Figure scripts
● ● ● ● ● ● ●
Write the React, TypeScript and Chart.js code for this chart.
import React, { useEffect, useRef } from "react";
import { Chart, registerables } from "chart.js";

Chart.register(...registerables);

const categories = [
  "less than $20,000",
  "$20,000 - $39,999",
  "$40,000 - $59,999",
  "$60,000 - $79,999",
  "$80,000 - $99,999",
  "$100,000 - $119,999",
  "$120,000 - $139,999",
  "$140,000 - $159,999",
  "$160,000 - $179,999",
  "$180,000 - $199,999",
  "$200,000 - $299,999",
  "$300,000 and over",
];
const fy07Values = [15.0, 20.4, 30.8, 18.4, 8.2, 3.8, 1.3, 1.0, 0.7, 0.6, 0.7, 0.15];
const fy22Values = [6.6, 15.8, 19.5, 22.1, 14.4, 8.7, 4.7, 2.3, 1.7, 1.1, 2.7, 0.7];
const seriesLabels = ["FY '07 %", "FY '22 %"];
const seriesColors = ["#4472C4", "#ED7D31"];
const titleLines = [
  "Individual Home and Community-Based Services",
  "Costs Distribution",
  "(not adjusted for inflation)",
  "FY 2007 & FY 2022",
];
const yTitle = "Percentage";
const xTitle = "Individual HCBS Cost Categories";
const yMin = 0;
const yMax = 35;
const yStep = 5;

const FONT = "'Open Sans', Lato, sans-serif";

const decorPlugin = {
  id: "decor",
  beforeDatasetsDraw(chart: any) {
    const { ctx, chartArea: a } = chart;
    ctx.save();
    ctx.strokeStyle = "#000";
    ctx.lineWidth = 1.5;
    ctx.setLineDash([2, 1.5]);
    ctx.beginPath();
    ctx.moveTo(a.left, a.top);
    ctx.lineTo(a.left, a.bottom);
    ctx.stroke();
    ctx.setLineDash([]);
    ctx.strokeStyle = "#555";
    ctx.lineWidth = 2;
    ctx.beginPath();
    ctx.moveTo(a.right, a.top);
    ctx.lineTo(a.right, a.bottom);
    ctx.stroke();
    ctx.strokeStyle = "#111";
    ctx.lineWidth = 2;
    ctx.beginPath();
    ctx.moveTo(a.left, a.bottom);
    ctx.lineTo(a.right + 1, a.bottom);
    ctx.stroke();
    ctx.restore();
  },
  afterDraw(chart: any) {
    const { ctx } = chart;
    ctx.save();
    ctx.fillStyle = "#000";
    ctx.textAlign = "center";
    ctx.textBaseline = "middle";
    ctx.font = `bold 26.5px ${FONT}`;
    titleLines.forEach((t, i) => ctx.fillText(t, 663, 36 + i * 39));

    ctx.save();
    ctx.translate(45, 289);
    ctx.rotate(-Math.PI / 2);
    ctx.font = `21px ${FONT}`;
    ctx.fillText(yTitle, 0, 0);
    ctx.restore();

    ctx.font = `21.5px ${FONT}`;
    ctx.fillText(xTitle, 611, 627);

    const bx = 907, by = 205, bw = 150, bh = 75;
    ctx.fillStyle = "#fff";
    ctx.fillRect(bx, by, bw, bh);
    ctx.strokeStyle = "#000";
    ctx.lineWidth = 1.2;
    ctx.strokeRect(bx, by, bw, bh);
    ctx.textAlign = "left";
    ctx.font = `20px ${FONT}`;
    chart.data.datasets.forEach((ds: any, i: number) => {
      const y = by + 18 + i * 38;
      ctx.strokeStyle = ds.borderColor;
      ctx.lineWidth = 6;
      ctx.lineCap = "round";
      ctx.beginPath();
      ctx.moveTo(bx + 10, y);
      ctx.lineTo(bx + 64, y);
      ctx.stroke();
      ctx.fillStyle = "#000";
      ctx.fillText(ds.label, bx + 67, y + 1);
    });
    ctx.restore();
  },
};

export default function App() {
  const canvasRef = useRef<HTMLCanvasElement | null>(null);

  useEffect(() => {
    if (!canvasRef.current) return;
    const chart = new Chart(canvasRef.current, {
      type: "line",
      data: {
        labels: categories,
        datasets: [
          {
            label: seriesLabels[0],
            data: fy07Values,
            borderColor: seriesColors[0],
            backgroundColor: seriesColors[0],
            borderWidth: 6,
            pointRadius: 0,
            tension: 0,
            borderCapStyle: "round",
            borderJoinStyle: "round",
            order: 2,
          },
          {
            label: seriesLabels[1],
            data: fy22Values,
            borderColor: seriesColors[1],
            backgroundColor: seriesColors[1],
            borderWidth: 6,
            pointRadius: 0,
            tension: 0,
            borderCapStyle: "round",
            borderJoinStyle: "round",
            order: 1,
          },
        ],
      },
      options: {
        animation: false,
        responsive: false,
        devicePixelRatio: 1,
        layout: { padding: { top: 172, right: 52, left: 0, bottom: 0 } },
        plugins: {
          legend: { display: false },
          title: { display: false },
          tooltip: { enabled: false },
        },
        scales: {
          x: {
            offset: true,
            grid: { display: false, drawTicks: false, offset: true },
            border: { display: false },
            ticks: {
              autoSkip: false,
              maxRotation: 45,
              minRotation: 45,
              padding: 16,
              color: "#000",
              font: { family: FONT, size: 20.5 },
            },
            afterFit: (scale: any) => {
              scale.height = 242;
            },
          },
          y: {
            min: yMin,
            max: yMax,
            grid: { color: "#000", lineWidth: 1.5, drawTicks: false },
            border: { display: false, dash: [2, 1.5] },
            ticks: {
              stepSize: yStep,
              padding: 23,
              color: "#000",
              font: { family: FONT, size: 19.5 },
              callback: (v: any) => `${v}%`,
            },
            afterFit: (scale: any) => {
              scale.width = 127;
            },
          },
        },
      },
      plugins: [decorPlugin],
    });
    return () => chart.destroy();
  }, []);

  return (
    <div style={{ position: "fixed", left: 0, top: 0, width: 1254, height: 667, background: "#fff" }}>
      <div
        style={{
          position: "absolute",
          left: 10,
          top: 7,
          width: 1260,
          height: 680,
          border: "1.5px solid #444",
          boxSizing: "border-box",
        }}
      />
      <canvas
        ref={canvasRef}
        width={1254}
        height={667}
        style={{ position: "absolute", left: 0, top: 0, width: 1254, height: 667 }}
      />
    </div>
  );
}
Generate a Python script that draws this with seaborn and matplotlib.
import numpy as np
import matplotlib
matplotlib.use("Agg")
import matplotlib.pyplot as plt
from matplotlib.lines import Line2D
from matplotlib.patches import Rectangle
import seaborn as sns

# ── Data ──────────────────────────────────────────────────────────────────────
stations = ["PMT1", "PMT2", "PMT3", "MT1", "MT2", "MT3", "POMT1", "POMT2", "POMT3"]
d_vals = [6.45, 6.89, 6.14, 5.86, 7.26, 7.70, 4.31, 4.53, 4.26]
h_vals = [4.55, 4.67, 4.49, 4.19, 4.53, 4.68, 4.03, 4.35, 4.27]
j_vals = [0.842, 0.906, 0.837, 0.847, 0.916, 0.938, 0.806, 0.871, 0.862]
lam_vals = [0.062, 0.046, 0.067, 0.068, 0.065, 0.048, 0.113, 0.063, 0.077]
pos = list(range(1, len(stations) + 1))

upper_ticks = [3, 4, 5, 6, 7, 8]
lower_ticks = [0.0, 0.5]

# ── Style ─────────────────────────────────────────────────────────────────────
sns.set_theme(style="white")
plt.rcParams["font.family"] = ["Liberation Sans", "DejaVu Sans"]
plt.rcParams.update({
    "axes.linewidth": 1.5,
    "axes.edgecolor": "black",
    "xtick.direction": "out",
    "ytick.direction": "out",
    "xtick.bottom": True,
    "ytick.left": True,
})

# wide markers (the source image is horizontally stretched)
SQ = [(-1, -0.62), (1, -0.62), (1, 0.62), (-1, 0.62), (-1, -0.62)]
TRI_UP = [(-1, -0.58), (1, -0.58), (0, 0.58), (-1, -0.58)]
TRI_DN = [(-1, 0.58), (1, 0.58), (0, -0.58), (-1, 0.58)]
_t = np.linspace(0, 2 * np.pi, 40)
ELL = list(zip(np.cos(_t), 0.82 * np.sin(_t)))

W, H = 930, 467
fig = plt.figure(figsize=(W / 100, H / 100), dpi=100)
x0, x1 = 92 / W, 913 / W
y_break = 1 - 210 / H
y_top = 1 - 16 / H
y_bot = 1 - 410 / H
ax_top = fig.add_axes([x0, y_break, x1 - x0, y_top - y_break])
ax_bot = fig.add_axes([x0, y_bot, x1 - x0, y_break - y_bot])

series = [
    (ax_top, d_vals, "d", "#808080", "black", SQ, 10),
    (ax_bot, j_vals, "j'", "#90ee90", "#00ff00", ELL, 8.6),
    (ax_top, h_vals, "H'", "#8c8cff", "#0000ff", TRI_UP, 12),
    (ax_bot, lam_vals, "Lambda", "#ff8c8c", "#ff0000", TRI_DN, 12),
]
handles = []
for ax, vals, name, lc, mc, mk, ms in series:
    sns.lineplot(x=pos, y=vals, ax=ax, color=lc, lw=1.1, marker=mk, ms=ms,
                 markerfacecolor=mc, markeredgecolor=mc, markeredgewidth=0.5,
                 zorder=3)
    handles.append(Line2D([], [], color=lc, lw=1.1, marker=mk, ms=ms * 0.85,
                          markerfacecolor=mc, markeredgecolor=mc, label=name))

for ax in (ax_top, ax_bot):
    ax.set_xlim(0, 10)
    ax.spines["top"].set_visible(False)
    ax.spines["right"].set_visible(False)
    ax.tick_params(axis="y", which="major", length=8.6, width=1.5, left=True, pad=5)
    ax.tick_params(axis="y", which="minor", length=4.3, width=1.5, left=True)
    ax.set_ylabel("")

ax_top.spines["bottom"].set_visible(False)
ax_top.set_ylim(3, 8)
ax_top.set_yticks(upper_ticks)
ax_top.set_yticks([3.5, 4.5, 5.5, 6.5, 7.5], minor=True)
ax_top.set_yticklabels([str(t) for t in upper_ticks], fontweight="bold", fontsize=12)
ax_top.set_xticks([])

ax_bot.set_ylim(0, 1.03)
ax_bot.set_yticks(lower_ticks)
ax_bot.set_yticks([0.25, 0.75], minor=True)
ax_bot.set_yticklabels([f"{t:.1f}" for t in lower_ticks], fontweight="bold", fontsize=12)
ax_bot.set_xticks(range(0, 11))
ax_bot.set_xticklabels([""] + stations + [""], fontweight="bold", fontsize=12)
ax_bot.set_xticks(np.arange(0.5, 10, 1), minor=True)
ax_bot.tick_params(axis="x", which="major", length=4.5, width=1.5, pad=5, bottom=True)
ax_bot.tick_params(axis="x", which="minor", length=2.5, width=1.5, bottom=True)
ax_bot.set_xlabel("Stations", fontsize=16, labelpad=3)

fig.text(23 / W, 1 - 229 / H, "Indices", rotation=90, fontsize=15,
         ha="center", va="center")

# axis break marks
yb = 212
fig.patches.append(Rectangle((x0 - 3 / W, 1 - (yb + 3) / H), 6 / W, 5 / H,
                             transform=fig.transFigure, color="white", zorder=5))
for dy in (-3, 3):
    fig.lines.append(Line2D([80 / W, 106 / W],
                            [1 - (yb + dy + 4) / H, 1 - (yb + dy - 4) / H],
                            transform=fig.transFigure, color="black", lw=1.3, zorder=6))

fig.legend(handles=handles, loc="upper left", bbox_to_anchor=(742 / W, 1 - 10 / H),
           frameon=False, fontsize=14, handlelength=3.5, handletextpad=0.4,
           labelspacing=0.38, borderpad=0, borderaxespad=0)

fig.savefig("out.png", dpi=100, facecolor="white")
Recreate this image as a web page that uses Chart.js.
● ● ● ● ● ● ●
- [WHAT IS NEEDED]: From the data above, gather every line that includes the word "this".

- [EXERCISE RESPONSE]:
Write the React, TypeScript and Chart.js code for this chart.
Generate a Python script that draws this with seaborn and matplotlib.
Recreate this image as a web page that uses Chart.js.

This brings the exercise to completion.